The meat and 2 veg: A sudden rise in heat alerts people monitoring Antarctica that something is buried deep within the ice. The Weyland Corporation, run by CEO Charles Bishop Weyland (Lance Henriksen), get together a crack international team to investigate what appears to be a giant pyramid structure deep under the surface. This team of explorers, led by hardy outdoors type Alexa Woods (Sanaa Lathan), set out in the hopes of making history. Instead they find themselves in the middle of a war between these two sci-fi legends. Ooops. Turns out that the pyramid is home to the right-of-passage ritual in which teenage Predators are sent to prove their manhood. The enemy is (naturally) the Aliens, primed, psyched up, and ready to slaughter having been recently laid by a captured Queen and gestated in a nice warm Weyland Corporation employee.
Newcastle born writer/director Paul W. S. Anderson is a massive fan of both franchises, so perhaps he overworks them rather than ignores them. Unfortunately the end result shows, what appears to be, a lack of acknowledgement for the films that came before. A Predator in the snow? I thought they only appeared in hot climates. “But we gave them more armour to keep them warm” cries Mr. Anderson. Yes, and changed the Predator costume in the process, alienating the fan-base further. The list of these “errors” is legion and, as the film is made for the fans, should have been better considered and not shelved within the blanket remit of trying to improve on what wasn’t broken.

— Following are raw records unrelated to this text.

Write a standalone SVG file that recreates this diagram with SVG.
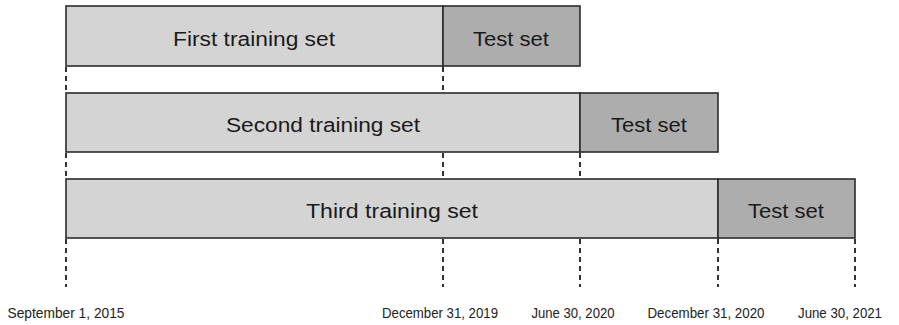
<svg xmlns="http://www.w3.org/2000/svg" width="899" height="325" viewBox="0 0 899 325">
<style>
.train{fill:#d4d4d4;stroke:#2b2b2b;stroke-width:1.6}
.test{fill:#adadad;stroke:#2b2b2b;stroke-width:1.6}
.lbl{font-family:"Liberation Sans",Arial,sans-serif;font-size:20px;fill:#1a1a1a;text-anchor:middle}
.date{font-family:"Liberation Sans",Arial,sans-serif;font-size:14.5px;fill:#222;text-anchor:middle}
.dash{stroke:#333;stroke-width:2;stroke-dasharray:5,4;fill:none}
</style>
<rect width="899" height="325" fill="#fff"/>
<g id="connectors">
<path class="dash" d="M66,67V93M443,67V93M66,153V179M443,153V179M580,153V179M66,239V287M443,239V287M580,239V287M718,239V287M855,239V287"/>
</g>
<g id="first-training"><rect class="train" x="66" y="6" width="377" height="60"/><text class="lbl" x="254" y="46" textLength="162" lengthAdjust="spacingAndGlyphs">First training set</text></g>
<g id="first-test"><rect class="test" x="443" y="6" width="137" height="60"/><text class="lbl" x="511" y="46" textLength="76" lengthAdjust="spacingAndGlyphs">Test set</text></g>
<g id="second-training"><rect class="train" x="66" y="93" width="514" height="59"/><text class="lbl" x="323" y="132" textLength="194" lengthAdjust="spacingAndGlyphs">Second training set</text></g>
<g id="second-test"><rect class="test" x="580" y="93" width="138" height="59"/><text class="lbl" x="649" y="132" textLength="76" lengthAdjust="spacingAndGlyphs">Test set</text></g>
<g id="third-training"><rect class="train" x="66" y="179" width="652" height="59"/><text class="lbl" x="392" y="218" textLength="172" lengthAdjust="spacingAndGlyphs">Third training set</text></g>
<g id="third-test"><rect class="test" x="718" y="179" width="137" height="59"/><text class="lbl" x="786" y="218" textLength="76" lengthAdjust="spacingAndGlyphs">Test set</text></g>
<g id="dates">
<text class="date" x="66" y="318" textLength="117" lengthAdjust="spacingAndGlyphs">September 1, 2015</text>
<text class="date" x="440" y="318" textLength="116" lengthAdjust="spacingAndGlyphs">December 31, 2019</text>
<text class="date" x="573" y="318" textLength="83" lengthAdjust="spacingAndGlyphs">June 30, 2020</text>
<text class="date" x="706" y="318" textLength="117" lengthAdjust="spacingAndGlyphs">December 31, 2020</text>
<text class="date" x="840" y="318" textLength="84" lengthAdjust="spacingAndGlyphs">June 30, 2021</text>
</g>
</svg>
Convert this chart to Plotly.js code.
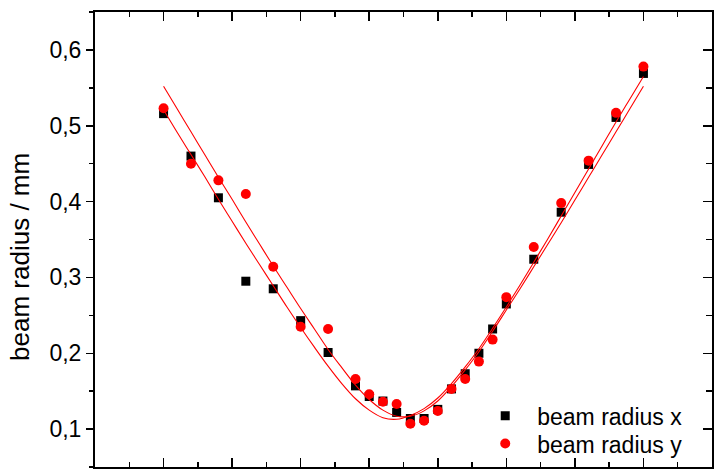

Oh, and where’s the gore? This wasn’t the director's fault, we’re lacking this essential Alien/Predator trademark because of the studios. Aiming for the PG-13 was a mistake for the fans and the rumoured directors cut has yet to surface.
The film has a really nice use of CGI, using guys in suits (in the majority) instead of computerised effects gives it a certain “je ne sais qui”. Mixing this with the obsidian black temple, hiding the classic black Aliens of the first James Cameron film, and some impressive and beautiful Czechoslovakian set building (inspired by Mr. Anderson, who has always been a visual director). To be honest, this movie’s worth the price of admission for the art direction alone, massive caverns and labyrinths woven with a nice of Von Daniken mythos and buckets of cross cultural symbology are pretty damn pleasing on the eye.
There are some nice, if a little condescending, “making of’s” and commentaries on the DVD. The “extended edition” (as it’s called) defiantly ads to the movie, I’d now not consider watching it otherwise, giving us extra opening scenes and scattered goodies throughout.
Basically, AVP is probably a good sci-fi film, but not a good sequel. I liked the extended edit more than I though I was going to and I feel somehow that this has rounded off my sci-fi DVD shelf by finally putting the franchise to bed. Anyway, it was free. I didn’t want to like it as much as I did. Aliens and Predator come with a lot of baggage. Would any film have been truly worthy of the name and the history such a brand affords? In all honesty, perhaps not, but AVP does step up as being brave enough to give it a try and for avoiding being the computer graphics toy advert and “no brainier” that it could have been. In short, buy it if you know nothing about either franchise and need a good sci-fi/adventure romp to fill a miserable rainy evening. Buy it if you’re a completist or a fan (but hide it at the back and don’t admit it to your friends).